**WHAT YOU NEED TO DO:**
Output only the lines running from the line bearing "Rebuild this chart" through the line bearing "const headerY = 88, axisY = 479;", character for character.

**STORED RECORDS:**
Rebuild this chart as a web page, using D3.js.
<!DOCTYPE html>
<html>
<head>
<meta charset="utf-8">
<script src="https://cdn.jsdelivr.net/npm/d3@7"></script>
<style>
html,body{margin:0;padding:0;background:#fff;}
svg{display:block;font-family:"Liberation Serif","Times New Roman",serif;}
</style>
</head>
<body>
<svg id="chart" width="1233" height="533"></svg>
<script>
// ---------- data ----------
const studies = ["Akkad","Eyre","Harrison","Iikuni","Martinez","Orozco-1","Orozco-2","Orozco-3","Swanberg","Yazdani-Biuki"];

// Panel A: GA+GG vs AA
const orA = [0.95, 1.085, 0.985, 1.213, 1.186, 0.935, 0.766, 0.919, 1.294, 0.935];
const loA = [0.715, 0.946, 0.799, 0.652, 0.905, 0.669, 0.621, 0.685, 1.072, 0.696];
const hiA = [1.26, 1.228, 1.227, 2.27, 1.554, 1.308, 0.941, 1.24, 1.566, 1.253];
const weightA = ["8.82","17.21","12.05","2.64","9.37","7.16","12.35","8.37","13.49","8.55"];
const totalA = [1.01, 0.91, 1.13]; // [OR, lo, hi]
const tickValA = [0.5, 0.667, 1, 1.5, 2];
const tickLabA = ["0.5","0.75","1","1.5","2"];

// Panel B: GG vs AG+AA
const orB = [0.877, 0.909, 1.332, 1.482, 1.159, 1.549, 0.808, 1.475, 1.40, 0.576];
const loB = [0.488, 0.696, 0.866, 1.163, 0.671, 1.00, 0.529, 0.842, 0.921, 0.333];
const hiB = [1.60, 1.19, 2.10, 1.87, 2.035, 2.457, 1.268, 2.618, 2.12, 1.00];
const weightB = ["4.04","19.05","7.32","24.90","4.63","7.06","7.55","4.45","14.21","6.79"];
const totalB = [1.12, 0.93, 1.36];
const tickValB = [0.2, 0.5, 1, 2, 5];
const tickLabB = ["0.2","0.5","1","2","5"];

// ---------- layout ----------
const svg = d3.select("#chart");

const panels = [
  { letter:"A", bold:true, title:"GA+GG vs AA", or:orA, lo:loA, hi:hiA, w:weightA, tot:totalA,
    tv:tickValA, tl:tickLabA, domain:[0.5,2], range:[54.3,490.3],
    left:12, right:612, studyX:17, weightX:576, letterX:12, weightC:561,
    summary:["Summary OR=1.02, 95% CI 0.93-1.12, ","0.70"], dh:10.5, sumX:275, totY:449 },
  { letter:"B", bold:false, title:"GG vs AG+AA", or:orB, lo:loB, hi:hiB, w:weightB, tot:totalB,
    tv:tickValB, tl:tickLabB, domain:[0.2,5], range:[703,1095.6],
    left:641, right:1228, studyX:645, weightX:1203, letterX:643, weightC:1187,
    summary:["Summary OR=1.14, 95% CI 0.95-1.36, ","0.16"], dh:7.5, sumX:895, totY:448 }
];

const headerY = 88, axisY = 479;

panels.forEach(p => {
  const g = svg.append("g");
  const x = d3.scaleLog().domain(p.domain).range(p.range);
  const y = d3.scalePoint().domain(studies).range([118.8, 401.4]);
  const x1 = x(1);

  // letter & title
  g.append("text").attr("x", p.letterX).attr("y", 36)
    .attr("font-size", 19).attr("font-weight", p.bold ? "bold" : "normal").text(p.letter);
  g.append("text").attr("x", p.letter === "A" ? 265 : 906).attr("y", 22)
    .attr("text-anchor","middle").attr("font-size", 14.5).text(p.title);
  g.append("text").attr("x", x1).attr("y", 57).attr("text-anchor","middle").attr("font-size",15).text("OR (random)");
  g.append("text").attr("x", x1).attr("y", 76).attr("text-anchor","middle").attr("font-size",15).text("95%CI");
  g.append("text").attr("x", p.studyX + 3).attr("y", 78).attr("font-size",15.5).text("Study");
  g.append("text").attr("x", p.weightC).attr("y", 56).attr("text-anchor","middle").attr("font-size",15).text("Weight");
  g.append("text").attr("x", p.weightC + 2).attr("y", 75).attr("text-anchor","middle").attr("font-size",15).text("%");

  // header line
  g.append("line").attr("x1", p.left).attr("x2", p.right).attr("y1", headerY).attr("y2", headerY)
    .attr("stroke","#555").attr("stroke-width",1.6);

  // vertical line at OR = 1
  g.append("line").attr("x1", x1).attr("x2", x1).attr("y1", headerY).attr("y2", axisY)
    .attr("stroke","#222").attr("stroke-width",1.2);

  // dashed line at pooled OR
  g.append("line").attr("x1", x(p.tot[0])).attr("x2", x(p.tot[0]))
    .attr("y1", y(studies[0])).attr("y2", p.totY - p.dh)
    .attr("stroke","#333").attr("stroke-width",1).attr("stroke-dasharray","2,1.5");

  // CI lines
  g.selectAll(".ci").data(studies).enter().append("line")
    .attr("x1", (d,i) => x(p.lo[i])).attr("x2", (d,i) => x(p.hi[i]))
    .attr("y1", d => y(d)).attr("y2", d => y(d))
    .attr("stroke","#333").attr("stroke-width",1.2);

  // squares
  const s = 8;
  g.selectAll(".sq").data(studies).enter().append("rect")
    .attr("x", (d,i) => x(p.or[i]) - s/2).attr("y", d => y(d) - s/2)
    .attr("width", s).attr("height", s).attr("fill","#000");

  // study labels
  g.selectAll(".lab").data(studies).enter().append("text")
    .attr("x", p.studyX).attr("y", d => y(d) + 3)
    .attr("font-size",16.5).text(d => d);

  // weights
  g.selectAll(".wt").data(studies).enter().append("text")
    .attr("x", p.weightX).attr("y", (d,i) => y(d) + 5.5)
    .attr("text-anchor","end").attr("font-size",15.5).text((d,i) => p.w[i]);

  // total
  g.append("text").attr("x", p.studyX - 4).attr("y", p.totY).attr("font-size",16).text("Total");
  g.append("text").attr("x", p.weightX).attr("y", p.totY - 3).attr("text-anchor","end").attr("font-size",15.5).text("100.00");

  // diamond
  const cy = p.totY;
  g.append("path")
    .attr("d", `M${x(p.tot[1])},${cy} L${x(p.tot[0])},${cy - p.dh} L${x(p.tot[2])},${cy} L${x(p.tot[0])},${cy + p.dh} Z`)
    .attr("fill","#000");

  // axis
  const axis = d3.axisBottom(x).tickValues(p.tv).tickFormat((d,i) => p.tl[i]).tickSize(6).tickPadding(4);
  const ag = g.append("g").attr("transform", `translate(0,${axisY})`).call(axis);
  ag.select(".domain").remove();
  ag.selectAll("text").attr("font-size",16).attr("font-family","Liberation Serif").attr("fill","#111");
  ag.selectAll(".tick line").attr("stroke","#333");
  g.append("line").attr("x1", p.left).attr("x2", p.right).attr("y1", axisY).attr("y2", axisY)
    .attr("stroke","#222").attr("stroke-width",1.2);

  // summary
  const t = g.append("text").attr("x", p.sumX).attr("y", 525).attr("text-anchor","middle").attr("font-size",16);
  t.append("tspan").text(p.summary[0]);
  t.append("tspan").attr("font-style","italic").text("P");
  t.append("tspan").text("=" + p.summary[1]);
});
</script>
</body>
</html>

==

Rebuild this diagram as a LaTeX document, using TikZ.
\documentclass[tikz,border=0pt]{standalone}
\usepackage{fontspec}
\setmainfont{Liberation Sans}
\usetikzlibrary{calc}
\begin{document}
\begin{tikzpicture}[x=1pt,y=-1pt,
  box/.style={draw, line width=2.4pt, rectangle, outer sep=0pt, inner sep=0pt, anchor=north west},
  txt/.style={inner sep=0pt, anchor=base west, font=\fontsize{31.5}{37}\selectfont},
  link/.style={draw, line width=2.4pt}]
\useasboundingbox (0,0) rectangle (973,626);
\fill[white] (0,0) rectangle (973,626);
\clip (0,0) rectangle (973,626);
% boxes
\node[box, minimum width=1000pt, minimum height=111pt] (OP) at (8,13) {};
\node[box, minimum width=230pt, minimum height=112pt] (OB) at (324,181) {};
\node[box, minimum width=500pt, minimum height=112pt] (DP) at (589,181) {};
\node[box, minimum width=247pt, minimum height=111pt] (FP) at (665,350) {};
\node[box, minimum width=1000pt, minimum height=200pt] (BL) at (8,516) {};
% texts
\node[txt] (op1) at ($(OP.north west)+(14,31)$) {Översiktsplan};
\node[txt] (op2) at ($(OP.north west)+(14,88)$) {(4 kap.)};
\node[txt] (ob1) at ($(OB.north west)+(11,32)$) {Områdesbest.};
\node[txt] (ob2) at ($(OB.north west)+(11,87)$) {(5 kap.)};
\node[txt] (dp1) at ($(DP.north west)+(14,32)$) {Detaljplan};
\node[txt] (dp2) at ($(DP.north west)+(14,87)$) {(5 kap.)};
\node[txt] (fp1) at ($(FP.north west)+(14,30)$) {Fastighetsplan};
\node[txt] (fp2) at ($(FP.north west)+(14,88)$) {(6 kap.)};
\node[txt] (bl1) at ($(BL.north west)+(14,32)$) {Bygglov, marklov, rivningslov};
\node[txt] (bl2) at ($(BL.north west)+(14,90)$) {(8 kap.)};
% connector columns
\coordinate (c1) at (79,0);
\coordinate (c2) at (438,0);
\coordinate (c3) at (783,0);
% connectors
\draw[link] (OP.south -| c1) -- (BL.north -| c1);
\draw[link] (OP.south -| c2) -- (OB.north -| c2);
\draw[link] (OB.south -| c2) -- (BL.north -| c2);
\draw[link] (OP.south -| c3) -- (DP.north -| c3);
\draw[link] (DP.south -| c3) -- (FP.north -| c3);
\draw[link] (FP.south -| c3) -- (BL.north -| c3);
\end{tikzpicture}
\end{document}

---

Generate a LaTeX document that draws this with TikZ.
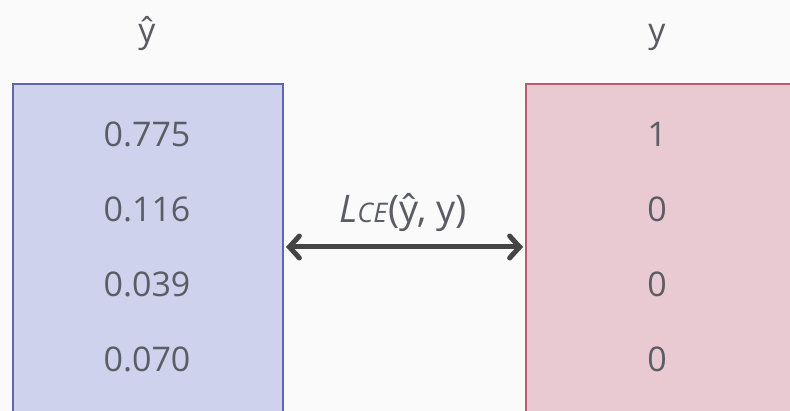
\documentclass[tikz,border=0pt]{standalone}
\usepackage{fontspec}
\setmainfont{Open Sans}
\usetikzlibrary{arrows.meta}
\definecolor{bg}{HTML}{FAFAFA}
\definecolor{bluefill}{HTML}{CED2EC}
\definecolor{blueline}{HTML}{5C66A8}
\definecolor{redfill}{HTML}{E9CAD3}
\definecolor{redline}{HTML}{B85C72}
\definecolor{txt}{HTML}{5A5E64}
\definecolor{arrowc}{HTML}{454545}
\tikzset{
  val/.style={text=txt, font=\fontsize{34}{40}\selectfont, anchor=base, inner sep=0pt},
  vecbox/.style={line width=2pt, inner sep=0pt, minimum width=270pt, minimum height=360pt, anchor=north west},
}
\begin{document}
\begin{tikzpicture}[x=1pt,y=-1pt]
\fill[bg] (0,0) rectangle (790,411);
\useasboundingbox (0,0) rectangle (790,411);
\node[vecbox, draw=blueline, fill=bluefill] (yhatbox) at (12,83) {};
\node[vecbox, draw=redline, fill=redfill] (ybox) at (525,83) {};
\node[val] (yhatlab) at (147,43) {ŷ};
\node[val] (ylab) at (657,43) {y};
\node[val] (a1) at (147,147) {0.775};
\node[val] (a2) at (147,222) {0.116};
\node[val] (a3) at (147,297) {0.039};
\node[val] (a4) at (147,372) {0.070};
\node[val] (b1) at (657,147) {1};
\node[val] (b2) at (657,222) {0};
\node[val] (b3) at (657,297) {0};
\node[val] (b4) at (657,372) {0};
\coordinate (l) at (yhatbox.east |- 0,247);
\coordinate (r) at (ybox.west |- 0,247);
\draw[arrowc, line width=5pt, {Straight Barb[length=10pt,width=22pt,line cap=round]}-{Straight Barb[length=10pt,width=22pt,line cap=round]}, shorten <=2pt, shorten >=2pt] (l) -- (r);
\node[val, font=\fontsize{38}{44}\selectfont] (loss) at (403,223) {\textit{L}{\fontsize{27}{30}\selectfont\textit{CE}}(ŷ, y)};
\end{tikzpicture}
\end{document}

**FINAL ANSWER:**
Rebuild this chart as a web page, using D3.js.
<!DOCTYPE html>
<html>
<head>
<meta charset="utf-8">
<script src="https://cdn.jsdelivr.net/npm/d3@7"></script>
<style>
html,body{margin:0;padding:0;background:#fff;}
svg{display:block;font-family:"Liberation Serif","Times New Roman",serif;}
</style>
</head>
<body>
<svg id="chart" width="1233" height="533"></svg>
<script>
// ---------- data ----------
const studies = ["Akkad","Eyre","Harrison","Iikuni","Martinez","Orozco-1","Orozco-2","Orozco-3","Swanberg","Yazdani-Biuki"];

// Panel A: GA+GG vs AA
const orA = [0.95, 1.085, 0.985, 1.213, 1.186, 0.935, 0.766, 0.919, 1.294, 0.935];
const loA = [0.715, 0.946, 0.799, 0.652, 0.905, 0.669, 0.621, 0.685, 1.072, 0.696];
const hiA = [1.26, 1.228, 1.227, 2.27, 1.554, 1.308, 0.941, 1.24, 1.566, 1.253];
const weightA = ["8.82","17.21","12.05","2.64","9.37","7.16","12.35","8.37","13.49","8.55"];
const totalA = [1.01, 0.91, 1.13]; // [OR, lo, hi]
const tickValA = [0.5, 0.667, 1, 1.5, 2];
const tickLabA = ["0.5","0.75","1","1.5","2"];

// Panel B: GG vs AG+AA
const orB = [0.877, 0.909, 1.332, 1.482, 1.159, 1.549, 0.808, 1.475, 1.40, 0.576];
const loB = [0.488, 0.696, 0.866, 1.163, 0.671, 1.00, 0.529, 0.842, 0.921, 0.333];
const hiB = [1.60, 1.19, 2.10, 1.87, 2.035, 2.457, 1.268, 2.618, 2.12, 1.00];
const weightB = ["4.04","19.05","7.32","24.90","4.63","7.06","7.55","4.45","14.21","6.79"];
const totalB = [1.12, 0.93, 1.36];
const tickValB = [0.2, 0.5, 1, 2, 5];
const tickLabB = ["0.2","0.5","1","2","5"];

// ---------- layout ----------
const svg = d3.select("#chart");

const panels = [
  { letter:"A", bold:true, title:"GA+GG vs AA", or:orA, lo:loA, hi:hiA, w:weightA, tot:totalA,
    tv:tickValA, tl:tickLabA, domain:[0.5,2], range:[54.3,490.3],
    left:12, right:612, studyX:17, weightX:576, letterX:12, weightC:561,
    summary:["Summary OR=1.02, 95% CI 0.93-1.12, ","0.70"], dh:10.5, sumX:275, totY:449 },
  { letter:"B", bold:false, title:"GG vs AG+AA", or:orB, lo:loB, hi:hiB, w:weightB, tot:totalB,
    tv:tickValB, tl:tickLabB, domain:[0.2,5], range:[703,1095.6],
    left:641, right:1228, studyX:645, weightX:1203, letterX:643, weightC:1187,
    summary:["Summary OR=1.14, 95% CI 0.95-1.36, ","0.16"], dh:7.5, sumX:895, totY:448 }
];

const headerY = 88, axisY = 479;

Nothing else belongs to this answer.